In your copy, repeat the records exactly and leave out the pictures.
### THE RECORDS
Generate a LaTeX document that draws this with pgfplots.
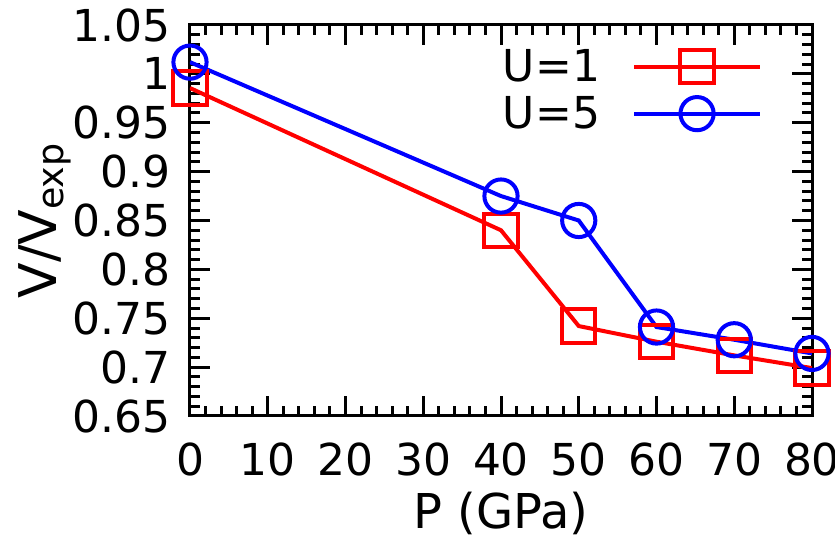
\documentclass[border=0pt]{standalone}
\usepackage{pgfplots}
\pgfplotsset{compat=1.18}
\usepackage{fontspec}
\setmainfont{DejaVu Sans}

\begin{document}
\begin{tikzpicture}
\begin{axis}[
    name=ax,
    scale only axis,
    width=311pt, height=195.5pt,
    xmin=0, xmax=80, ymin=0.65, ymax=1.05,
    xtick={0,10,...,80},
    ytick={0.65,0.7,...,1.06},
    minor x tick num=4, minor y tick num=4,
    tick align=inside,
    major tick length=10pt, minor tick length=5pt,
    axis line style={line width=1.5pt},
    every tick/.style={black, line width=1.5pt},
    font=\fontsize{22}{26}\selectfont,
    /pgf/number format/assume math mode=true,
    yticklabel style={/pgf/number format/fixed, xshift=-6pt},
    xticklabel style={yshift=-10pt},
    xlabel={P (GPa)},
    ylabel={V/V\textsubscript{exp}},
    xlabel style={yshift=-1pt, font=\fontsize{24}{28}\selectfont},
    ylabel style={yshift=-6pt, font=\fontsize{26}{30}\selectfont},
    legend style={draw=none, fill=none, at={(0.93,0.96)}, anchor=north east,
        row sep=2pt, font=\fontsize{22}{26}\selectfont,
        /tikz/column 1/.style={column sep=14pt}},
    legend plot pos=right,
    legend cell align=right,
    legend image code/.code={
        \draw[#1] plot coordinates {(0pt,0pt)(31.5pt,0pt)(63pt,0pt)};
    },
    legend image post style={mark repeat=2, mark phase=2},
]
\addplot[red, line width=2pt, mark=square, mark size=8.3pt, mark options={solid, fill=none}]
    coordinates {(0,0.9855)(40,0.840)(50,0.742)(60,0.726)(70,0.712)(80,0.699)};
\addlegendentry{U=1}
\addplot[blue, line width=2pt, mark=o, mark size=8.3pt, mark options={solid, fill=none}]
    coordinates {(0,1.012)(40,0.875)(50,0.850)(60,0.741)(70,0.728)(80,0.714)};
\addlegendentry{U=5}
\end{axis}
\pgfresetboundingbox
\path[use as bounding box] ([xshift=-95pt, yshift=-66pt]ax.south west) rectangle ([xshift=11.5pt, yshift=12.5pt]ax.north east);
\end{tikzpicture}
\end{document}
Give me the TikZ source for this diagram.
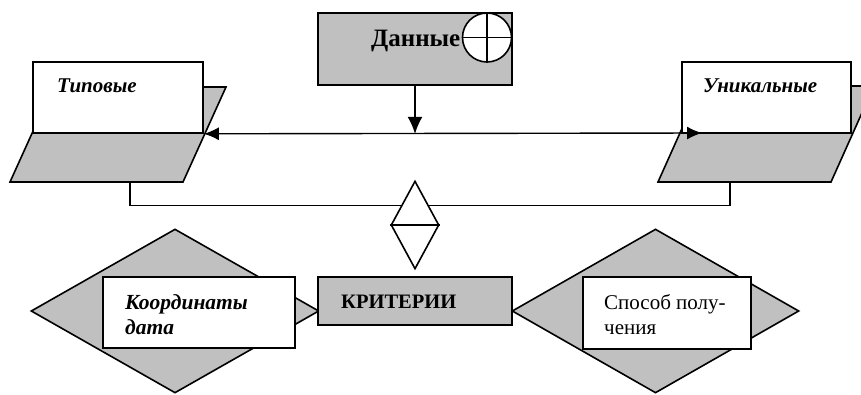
######
→ REPLY TO THE TASK
Generate a LaTeX document that draws this with pgfplots.
\documentclass[border=0pt]{standalone}
\usepackage{pgfplots}
\pgfplotsset{compat=1.18}
\usepackage{fontspec}
\setmainfont{DejaVu Sans}

\begin{document}
\begin{tikzpicture}
\begin{axis}[
    name=ax,
    scale only axis,
    width=311pt, height=195.5pt,
    xmin=0, xmax=80, ymin=0.65, ymax=1.05,
    xtick={0,10,...,80},
    ytick={0.65,0.7,...,1.06},
    minor x tick num=4, minor y tick num=4,
    tick align=inside,
    major tick length=10pt, minor tick length=5pt,
    axis line style={line width=1.5pt},
    every tick/.style={black, line width=1.5pt},
    font=\fontsize{22}{26}\selectfont,
    /pgf/number format/assume math mode=true,
    yticklabel style={/pgf/number format/fixed, xshift=-6pt},
    xticklabel style={yshift=-10pt},
    xlabel={P (GPa)},
    ylabel={V/V\textsubscript{exp}},
    xlabel style={yshift=-1pt, font=\fontsize{24}{28}\selectfont},
    ylabel style={yshift=-6pt, font=\fontsize{26}{30}\selectfont},
    legend style={draw=none, fill=none, at={(0.93,0.96)}, anchor=north east,
        row sep=2pt, font=\fontsize{22}{26}\selectfont,
        /tikz/column 1/.style={column sep=14pt}},
    legend plot pos=right,
    legend cell align=right,
    legend image code/.code={
        \draw[#1] plot coordinates {(0pt,0pt)(31.5pt,0pt)(63pt,0pt)};
    },
    legend image post style={mark repeat=2, mark phase=2},
]
\addplot[red, line width=2pt, mark=square, mark size=8.3pt, mark options={solid, fill=none}]
    coordinates {(0,0.9855)(40,0.840)(50,0.742)(60,0.726)(70,0.712)(80,0.699)};
\addlegendentry{U=1}
\addplot[blue, line width=2pt, mark=o, mark size=8.3pt, mark options={solid, fill=none}]
    coordinates {(0,1.012)(40,0.875)(50,0.850)(60,0.741)(70,0.728)(80,0.714)};
\addlegendentry{U=5}
\end{axis}
\pgfresetboundingbox
\path[use as bounding box] ([xshift=-95pt, yshift=-66pt]ax.south west) rectangle ([xshift=11.5pt, yshift=12.5pt]ax.north east);
\end{tikzpicture}
\end{document}
Give me the TikZ source for this diagram.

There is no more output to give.